The AVC is not a new bureaucracy. It is a new way of thinking about volunteerism in the Army using existing resources. The AVC embraces existing volunteer programs, unites all volunteers who support Soldiers and Families and formalizes the Army's commitment to volunteerism.
The AVC is a framework to connect volunteers to the Army in addition to the organization in which they give their service. Whether you are a family readiness group volunteer in the National Guard, or an Army Family Team Building volunteer in the U.S. Army Reserve, or a Thrift Shop or chapel volunteer on an installation you are part of the Army Volunteer Corps. The AVC will respect the autonomy of individual programs, organizations and military units that utilize volunteers even as it links together Army volunteers throughout the community. The Army Volunteer Corps concept embraces teamwork and unity as Army volunteers, while recognizing the individual strengths and contributions of both the volunteers and the organizations with whom they serve.

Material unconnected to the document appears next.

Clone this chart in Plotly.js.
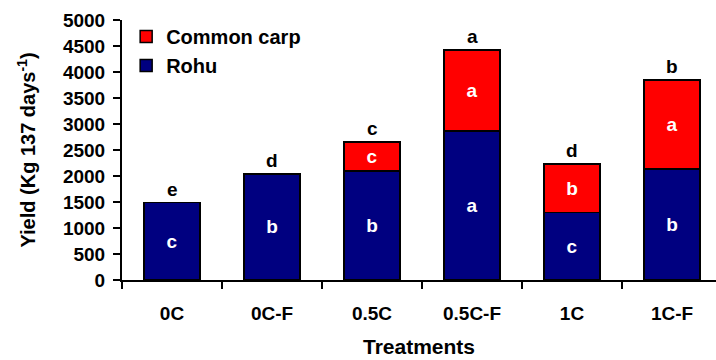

As the Army transforms itself, it must transform its volunteer programs to meet emerging needs, provide a professional approach to volunteer management and find new ways to engage volunteers that accommodate their ever-changing family and work demands. The AVC emblem above will serve as the corporate brand of the Army Volunteer Corps and will represent all volunteers who serve Soldiers and Families regardless of their organizational affiliation. The AVC will facilitate simultaneous coordination of volunteer efforts across organizations and promote greater ability to adapt to change while creating cohesion across the Army communities of the Active Force, National Guard, and Army Reserve.
There will be exciting initiatives for volunteers in the coming months such as personal tracking of volunteer and paid work experience through myarmyonesource.com, online volunteer management training, online volunteer registration, certification for volunteers and paid staff who manage volunteers in addition to partnerships with national volunteer organizations.
Thank you for being an Army volunteer!
The benefits of volunteering are as individual as the people who volunteer. Reasons why people volunteer range from enjoying the feeling of accomplishment to learning a new skill or maintaining proficiency in a skill. Others know the benefits of the socialization and community involvement that go along with the flexibility a full time job does not offer.
It would be difficult for many of our Army family programs to offer the variety and quality program without the volunteers who devote their time and talents. The listing of positions available will provide you with an idea as to whether or not you would be interested in volunteering.
You hold the key to your personal success and to the success of the Army Volunteer Corps. VOLUNTEER TODAY!
Quarterly Na Koa Awards
This year marks a new tradition for recognizing one of our most valuable assets to the Army: our Army Volunteers. Starting this fiscal year, we will honor our Volunteers through the "Na Koa Awards". The symbol of "Na Koa" meaning "the warriors” is used because of our shared ties and roots to our Hawaiian heritage.
- This is an elite award for USARHAW Volunteers who go above and beyond in their volunteer service.
- The award is progressive; Volunteers who have provided 300 or more hours since 1 January 2014, as documented in the Volunteer Management Information System (VMIS), and meet the necessary criteria may be nominated for the Na Koa Award for Volunteer Service.
- Please see the USARHAW Na Koa Award SOP document (Annex A) for further details
- Use the USARHAW Na Koa Nomination Form (Annex B) to nominate your eligible Volunteers (If you have problems downloading Annex B please right click , save as target and be sure to add ".doc" at the end of the title if it is not showing.)
Volunteering is a great opportunity to meet new, interesting people and a rewarding way to give back to your community. The Army Volunteer Management Information System (VMIS) provides tools to manage volunteer activities in your military community.
This guide will show you how to register as a volunteer, locate an Army Volunteer Corps Coordinator (AVCC), search and apply for volunteer opportunities, and enter your volunteer hours.
Army Family Action Plan (AFAP)
AFAP is input from the people of the Army to Army leadership. It is a process that lets Soldiers, Families and DA Civilians say what's working and what isn't and what they think will fix it. It alerts commanders and leaders to areas of concern that need their attention.
Army Family Team Building (AFTB)
Army Family Team Building Hawaii is a volunteer-led organization that strives to educate and encourage Service Members, Military Families and DA/DOD Civilians to become active participants and leaders in their community. Volunteers present specialized training to empower individuals to maximize their personal growth, leadership development and resiliency, preparing our community to support today’s military mission.